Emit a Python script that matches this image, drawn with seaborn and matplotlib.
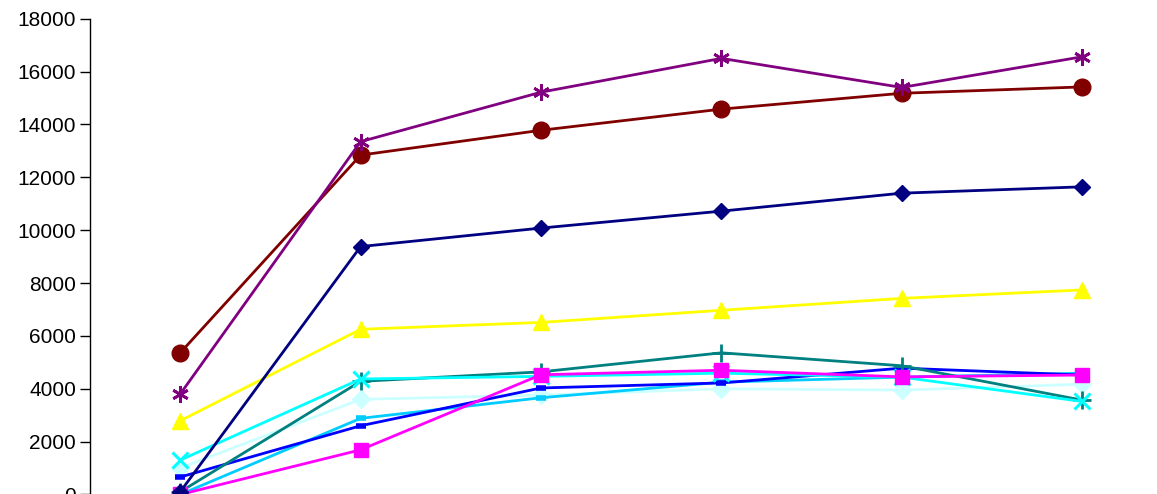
import matplotlib
matplotlib.use("Agg")
import matplotlib.pyplot as plt
import seaborn as sns
import pandas as pd

# Six measurement points along the category axis
periods = [1, 2, 3, 4, 5, 6]

# Series values
navy_vals = [100, 9380, 10080, 10720, 11400, 11640]
magenta_vals = [0, 1690, 4530, 4700, 4450, 4520]
yellow_vals = [2790, 6250, 6510, 6970, 7420, 7740]
cyan_vals = [1300, 4370, 4470, 4590, 4440, 3520]
purple_vals = [3800, 13350, 15220, 16500, 15400, 16560]
maroon_vals = [5360, 12840, 13780, 14580, 15180, 15420]
teal_vals = [100, 4280, 4640, 5360, 4870, 3570]
blue_vals = [660, 2600, 4030, 4220, 4780, 4520]
sky_vals = [0, 2880, 3660, 4250, 4440, 4590]
pale_vals = [1000, 3600, 3760, 4000, 3950, 4170]

series = [
    ("pale", pale_vals, "#CCFFFF", "D", 9, 1),
    ("sky", sky_vals, "#00CCFF", "_", 7, 4),
    ("blue", blue_vals, "#0000FF", "_", 7, 4),
    ("teal", teal_vals, "#008080", "+", 13, 2),
    ("cyan", cyan_vals, "#00FFFF", "x", 11, 2.2),
    ("magenta", magenta_vals, "#FF00FF", "s", 10, 1),
    ("yellow", yellow_vals, "#FFFF00", "^", 12, 1),
    ("navy", navy_vals, "#000080", "D", 8, 1),
    ("maroon", maroon_vals, "#800000", "o", 12, 1),
    ("purple", purple_vals, "#800080", (6, 2, 0), 12, 2),
]

sns.set_style("ticks")
plt.rcParams["font.family"] = ["Liberation Sans", "DejaVu Sans"]

fig = plt.figure(figsize=(11.57, 4.94), dpi=100)
ax = fig.add_axes([0.0778, -0.001, 0.9355, 0.9631])

xpos = list(range(len(periods)))
for name, vals, color, marker, msize, mew in series:
    df = pd.DataFrame({"x": xpos, "y": vals})
    sns.lineplot(data=df, x="x", y="y", ax=ax, color=color, linewidth=2,
                 marker=marker, markersize=msize, markeredgewidth=mew,
                 markeredgecolor=color, markerfacecolor=color, clip_on=False)

ax.set_xlim(-0.5, 5.5)
ax.set_ylim(0, 18000)
ax.set_yticks(range(0, 18001, 2000))
ax.set_xticks([])
ax.set_xlabel("")
ax.set_ylabel("")
ax.tick_params(axis="y", labelsize=15, length=7, width=1, direction="out",
               colors="black", pad=3)
for side in ("top", "right", "bottom"):
    ax.spines[side].set_visible(False)
ax.spines["left"].set_color("black")
ax.spines["left"].set_linewidth(1)
ax.patch.set_alpha(0)

fig.savefig("out.png", dpi=100)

=====

Task to carry out: All the material shown above is to be copied exactly, with no pictures carried over.

Answer below:
Emit a Python script that matches this image, drawn with seaborn and matplotlib.
import matplotlib
matplotlib.use("Agg")
import matplotlib.pyplot as plt
import seaborn as sns
import pandas as pd

# Six measurement points along the category axis
periods = [1, 2, 3, 4, 5, 6]

# Series values
navy_vals = [100, 9380, 10080, 10720, 11400, 11640]
magenta_vals = [0, 1690, 4530, 4700, 4450, 4520]
yellow_vals = [2790, 6250, 6510, 6970, 7420, 7740]
cyan_vals = [1300, 4370, 4470, 4590, 4440, 3520]
purple_vals = [3800, 13350, 15220, 16500, 15400, 16560]
maroon_vals = [5360, 12840, 13780, 14580, 15180, 15420]
teal_vals = [100, 4280, 4640, 5360, 4870, 3570]
blue_vals = [660, 2600, 4030, 4220, 4780, 4520]
sky_vals = [0, 2880, 3660, 4250, 4440, 4590]
pale_vals = [1000, 3600, 3760, 4000, 3950, 4170]

series = [
    ("pale", pale_vals, "#CCFFFF", "D", 9, 1),
    ("sky", sky_vals, "#00CCFF", "_", 7, 4),
    ("blue", blue_vals, "#0000FF", "_", 7, 4),
    ("teal", teal_vals, "#008080", "+", 13, 2),
    ("cyan", cyan_vals, "#00FFFF", "x", 11, 2.2),
    ("magenta", magenta_vals, "#FF00FF", "s", 10, 1),
    ("yellow", yellow_vals, "#FFFF00", "^", 12, 1),
    ("navy", navy_vals, "#000080", "D", 8, 1),
    ("maroon", maroon_vals, "#800000", "o", 12, 1),
    ("purple", purple_vals, "#800080", (6, 2, 0), 12, 2),
]

sns.set_style("ticks")
plt.rcParams["font.family"] = ["Liberation Sans", "DejaVu Sans"]

fig = plt.figure(figsize=(11.57, 4.94), dpi=100)
ax = fig.add_axes([0.0778, -0.001, 0.9355, 0.9631])

xpos = list(range(len(periods)))
for name, vals, color, marker, msize, mew in series:
    df = pd.DataFrame({"x": xpos, "y": vals})
    sns.lineplot(data=df, x="x", y="y", ax=ax, color=color, linewidth=2,
                 marker=marker, markersize=msize, markeredgewidth=mew,
                 markeredgecolor=color, markerfacecolor=color, clip_on=False)

ax.set_xlim(-0.5, 5.5)
ax.set_ylim(0, 18000)
ax.set_yticks(range(0, 18001, 2000))
ax.set_xticks([])
ax.set_xlabel("")
ax.set_ylabel("")
ax.tick_params(axis="y", labelsize=15, length=7, width=1, direction="out",
               colors="black", pad=3)
for side in ("top", "right", "bottom"):
    ax.spines[side].set_visible(False)
ax.spines["left"].set_color("black")
ax.spines["left"].set_linewidth(1)
ax.patch.set_alpha(0)

fig.savefig("out.png", dpi=100)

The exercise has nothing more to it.